>> start Data section

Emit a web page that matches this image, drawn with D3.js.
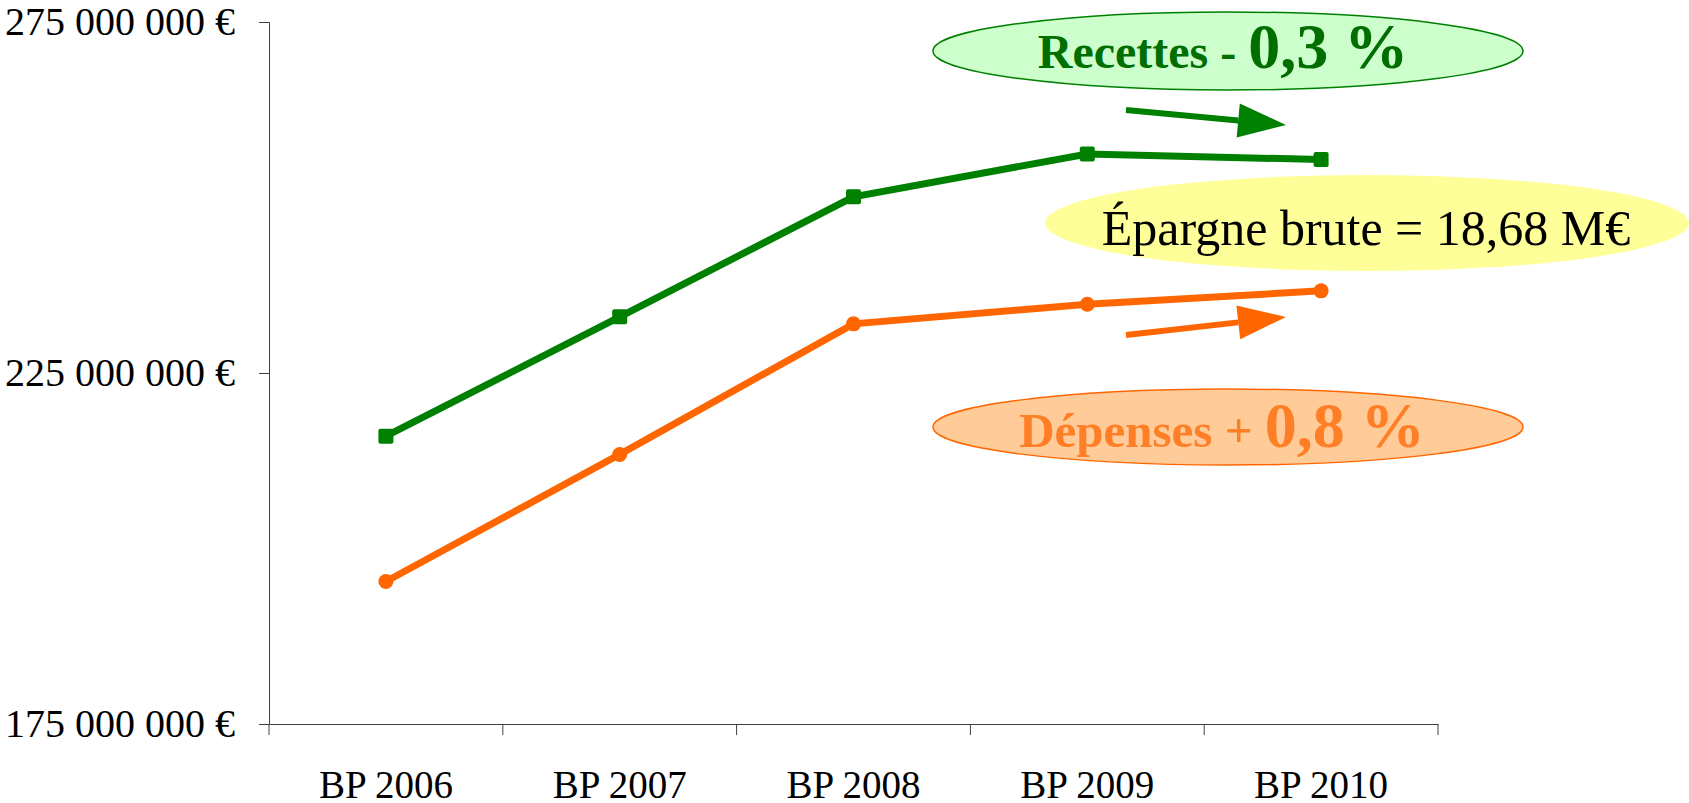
<!DOCTYPE html>
<html>
<head>
<meta charset="utf-8">
<script src="https://cdn.jsdelivr.net/npm/d3@7"></script>
<style>
  html, body { margin: 0; padding: 0; background: #fff; }
  svg text { font-family: "Liberation Serif", "DejaVu Serif", serif; }
</style>
</head>
<body>
<svg id="chart" width="1689" height="803"></svg>
<script>
// Data
var categories = ["BP 2006", "BP 2007", "BP 2008", "BP 2009", "BP 2010"];
var recettes = [216.0e6, 233.0e6, 250.1e6, 256.2e6, 255.4e6];
var depenses = [195.3e6, 213.4e6, 232.0e6, 234.8e6, 236.7e6];
var yTicks = [175e6, 225e6, 275e6];

var svg = d3.select("#chart");

// Scales
var x = d3.scaleBand()
  .domain(categories)
  .range([269, 1438])
  ;

var y = d3.scaleLinear()
  .domain([175e6, 275e6])
  .range([724, 22])
  ;

var fr = d3.formatLocale({
  decimal: ",",
  thousands: " ",
  grouping: [3],
  currency: ["", " €"]
});
var euro = fr.format("$,");

//** Axes **//

var yAxis = svg.append("g")
  .attr("transform", "translate(269,0)")
  .call(d3.axisLeft(y).tickValues(yTicks).tickFormat(euro).tickSize(10).tickPadding(24))
  ;
yAxis.attr("font-family", null);
yAxis.select(".domain").attr("stroke", "#404040");
yAxis.selectAll(".tick line").attr("stroke", "#404040");
yAxis.selectAll("text")
  .attr("font-size", 40)
  .attr("fill", "#000")
  ;

var xAxis = svg.append("g")
  .attr("transform", "translate(0,724)")
  .call(d3.axisBottom(x).tickSize(0).tickPadding(46))
  ;
xAxis.attr("font-family", null);
xAxis.select(".domain").attr("stroke", "#404040");
xAxis.selectAll("text")
  .attr("font-size", 39)
  .attr("fill", "#000")
  ;

// Tick marks between categories
var bounds = categories.map(function(c) { return x(c); }).concat([x.range()[1]]);
xAxis.selectAll("line.sep")
  .data(bounds)
  .enter().append("line")
  .attr("class", "sep")
  .attr("x1", function(d) { return d; })
  .attr("x2", function(d) { return d; })
  .attr("y1", 0)
  .attr("y2", 11)
  .attr("stroke", "#404040")
  ;

//** Lines **//

var cx = function(d, i) { return x(categories[i]) + x.bandwidth() / 2; };
var line = d3.line()
  .x(cx)
  .y(function(d) { return y(d); })
  ;

svg.append("path")
  .datum(recettes)
  .attr("d", line)
  .attr("fill", "none")
  .attr("stroke", "#008000")
  .attr("stroke-width", 7)
  ;

svg.selectAll("rect.rec")
  .data(recettes)
  .enter().append("rect")
  .attr("class", "rec")
  .attr("x", function(d, i) { return cx(d, i) - 7.5; })
  .attr("y", function(d) { return y(d) - 7.5; })
  .attr("width", 15)
  .attr("height", 15)
  .attr("rx", 2)
  .attr("fill", "#008000")
  ;

svg.append("path")
  .datum(depenses)
  .attr("d", line)
  .attr("fill", "none")
  .attr("stroke", "#ff6600")
  .attr("stroke-width", 7)
  ;

svg.selectAll("circle.dep")
  .data(depenses)
  .enter().append("circle")
  .attr("class", "dep")
  .attr("cx", cx)
  .attr("cy", function(d) { return y(d); })
  .attr("r", 7.5)
  .attr("fill", "#ff6600")
  ;

//** Annotations **//

function arrow(x1, y1, x2, y2, color) {
  var a = Math.atan2(y2 - y1, x2 - x1),
      len = 48, half = 17,
      bx = x2 - len * Math.cos(a), by = y2 - len * Math.sin(a);
  svg.append("line")
    .attr("x1", x1).attr("y1", y1)
    .attr("x2", bx).attr("y2", by)
    .attr("stroke", color)
    .attr("stroke-width", 6)
    ;
  svg.append("path")
    .attr("d", d3.line()([
      [x2, y2],
      [bx - half * Math.sin(a), by + half * Math.cos(a)],
      [bx + half * Math.sin(a), by - half * Math.cos(a)]
    ]) + "Z")
    .attr("fill", color)
    ;
}

arrow(1126, 110, 1286, 125, "#008000");
arrow(1126, 335, 1286, 317, "#ff6600");

// Recettes bubble
svg.append("ellipse")
  .attr("cx", 1228).attr("cy", 51)
  .attr("rx", 295).attr("ry", 39)
  .attr("fill", "#ccffcc")
  .attr("stroke", "#008000")
  .attr("stroke-width", 1.5)
  ;
var tRec = svg.append("text")
  .attr("x", 1223).attr("y", 68)
  .attr("text-anchor", "middle")
  .attr("fill", "#006f00")
  .attr("font-weight", "bold")
  ;
tRec.append("tspan").attr("font-size", 48).text("Recettes - ");
tRec.append("tspan").attr("font-size", 64).text("0,3 %");

// Epargne bubble
svg.append("ellipse")
  .attr("cx", 1367).attr("cy", 223)
  .attr("rx", 322).attr("ry", 48)
  .attr("fill", "#ffff99")
  ;
svg.append("text")
  .attr("x", 1366).attr("y", 245)
  .attr("text-anchor", "middle")
  .attr("font-size", 50)
  .attr("fill", "#000")
  .text("Épargne brute = 18,68 M€")
  ;

// Depenses bubble
svg.append("ellipse")
  .attr("cx", 1228).attr("cy", 427)
  .attr("rx", 295).attr("ry", 38)
  .attr("fill", "#ffcc99")
  .attr("stroke", "#ff6600")
  .attr("stroke-width", 1.5)
  ;
var tDep = svg.append("text")
  .attr("x", 1222).attr("y", 447)
  .attr("text-anchor", "middle")
  .attr("fill", "#ff7f27")
  .attr("font-weight", "bold")
  ;
tDep.append("tspan").attr("font-size", 49).text("Dépenses + ");
tDep.append("tspan").attr("font-size", 64).text("0,8 %");
</script>
</body>
</html>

>> end Data section

What is being asked ->
Give the data again exactly as written, with all pictures left out.

Response ->
Emit a web page that matches this image, drawn with D3.js.
<!DOCTYPE html>
<html>
<head>
<meta charset="utf-8">
<script src="https://cdn.jsdelivr.net/npm/d3@7"></script>
<style>
  html, body { margin: 0; padding: 0; background: #fff; }
  svg text { font-family: "Liberation Serif", "DejaVu Serif", serif; }
</style>
</head>
<body>
<svg id="chart" width="1689" height="803"></svg>
<script>
// Data
var categories = ["BP 2006", "BP 2007", "BP 2008", "BP 2009", "BP 2010"];
var recettes = [216.0e6, 233.0e6, 250.1e6, 256.2e6, 255.4e6];
var depenses = [195.3e6, 213.4e6, 232.0e6, 234.8e6, 236.7e6];
var yTicks = [175e6, 225e6, 275e6];

var svg = d3.select("#chart");

// Scales
var x = d3.scaleBand()
  .domain(categories)
  .range([269, 1438])
  ;

var y = d3.scaleLinear()
  .domain([175e6, 275e6])
  .range([724, 22])
  ;

var fr = d3.formatLocale({
  decimal: ",",
  thousands: " ",
  grouping: [3],
  currency: ["", " €"]
});
var euro = fr.format("$,");

//** Axes **//

var yAxis = svg.append("g")
  .attr("transform", "translate(269,0)")
  .call(d3.axisLeft(y).tickValues(yTicks).tickFormat(euro).tickSize(10).tickPadding(24))
  ;
yAxis.attr("font-family", null);
yAxis.select(".domain").attr("stroke", "#404040");
yAxis.selectAll(".tick line").attr("stroke", "#404040");
yAxis.selectAll("text")
  .attr("font-size", 40)
  .attr("fill", "#000")
  ;

var xAxis = svg.append("g")
  .attr("transform", "translate(0,724)")
  .call(d3.axisBottom(x).tickSize(0).tickPadding(46))
  ;
xAxis.attr("font-family", null);
xAxis.select(".domain").attr("stroke", "#404040");
xAxis.selectAll("text")
  .attr("font-size", 39)
  .attr("fill", "#000")
  ;

// Tick marks between categories
var bounds = categories.map(function(c) { return x(c); }).concat([x.range()[1]]);
xAxis.selectAll("line.sep")
  .data(bounds)
  .enter().append("line")
  .attr("class", "sep")
  .attr("x1", function(d) { return d; })
  .attr("x2", function(d) { return d; })
  .attr("y1", 0)
  .attr("y2", 11)
  .attr("stroke", "#404040")
  ;

//** Lines **//

var cx = function(d, i) { return x(categories[i]) + x.bandwidth() / 2; };
var line = d3.line()
  .x(cx)
  .y(function(d) { return y(d); })
  ;

svg.append("path")
  .datum(recettes)
  .attr("d", line)
  .attr("fill", "none")
  .attr("stroke", "#008000")
  .attr("stroke-width", 7)
  ;

svg.selectAll("rect.rec")
  .data(recettes)
  .enter().append("rect")
  .attr("class", "rec")
  .attr("x", function(d, i) { return cx(d, i) - 7.5; })
  .attr("y", function(d) { return y(d) - 7.5; })
  .attr("width", 15)
  .attr("height", 15)
  .attr("rx", 2)
  .attr("fill", "#008000")
  ;

svg.append("path")
  .datum(depenses)
  .attr("d", line)
  .attr("fill", "none")
  .attr("stroke", "#ff6600")
  .attr("stroke-width", 7)
  ;

svg.selectAll("circle.dep")
  .data(depenses)
  .enter().append("circle")
  .attr("class", "dep")
  .attr("cx", cx)
  .attr("cy", function(d) { return y(d); })
  .attr("r", 7.5)
  .attr("fill", "#ff6600")
  ;

//** Annotations **//

function arrow(x1, y1, x2, y2, color) {
  var a = Math.atan2(y2 - y1, x2 - x1),
      len = 48, half = 17,
      bx = x2 - len * Math.cos(a), by = y2 - len * Math.sin(a);
  svg.append("line")
    .attr("x1", x1).attr("y1", y1)
    .attr("x2", bx).attr("y2", by)
    .attr("stroke", color)
    .attr("stroke-width", 6)
    ;
  svg.append("path")
    .attr("d", d3.line()([
      [x2, y2],
      [bx - half * Math.sin(a), by + half * Math.cos(a)],
      [bx + half * Math.sin(a), by - half * Math.cos(a)]
    ]) + "Z")
    .attr("fill", color)
    ;
}

arrow(1126, 110, 1286, 125, "#008000");
arrow(1126, 335, 1286, 317, "#ff6600");

// Recettes bubble
svg.append("ellipse")
  .attr("cx", 1228).attr("cy", 51)
  .attr("rx", 295).attr("ry", 39)
  .attr("fill", "#ccffcc")
  .attr("stroke", "#008000")
  .attr("stroke-width", 1.5)
  ;
var tRec = svg.append("text")
  .attr("x", 1223).attr("y", 68)
  .attr("text-anchor", "middle")
  .attr("fill", "#006f00")
  .attr("font-weight", "bold")
  ;
tRec.append("tspan").attr("font-size", 48).text("Recettes - ");
tRec.append("tspan").attr("font-size", 64).text("0,3 %");

// Epargne bubble
svg.append("ellipse")
  .attr("cx", 1367).attr("cy", 223)
  .attr("rx", 322).attr("ry", 48)
  .attr("fill", "#ffff99")
  ;
svg.append("text")
  .attr("x", 1366).attr("y", 245)
  .attr("text-anchor", "middle")
  .attr("font-size", 50)
  .attr("fill", "#000")
  .text("Épargne brute = 18,68 M€")
  ;

// Depenses bubble
svg.append("ellipse")
  .attr("cx", 1228).attr("cy", 427)
  .attr("rx", 295).attr("ry", 38)
  .attr("fill", "#ffcc99")
  .attr("stroke", "#ff6600")
  .attr("stroke-width", 1.5)
  ;
var tDep = svg.append("text")
  .attr("x", 1222).attr("y", 447)
  .attr("text-anchor", "middle")
  .attr("fill", "#ff7f27")
  .attr("font-weight", "bold")
  ;
tDep.append("tspan").attr("font-size", 49).text("Dépenses + ");
tDep.append("tspan").attr("font-size", 64).text("0,8 %");
</script>
</body>
</html>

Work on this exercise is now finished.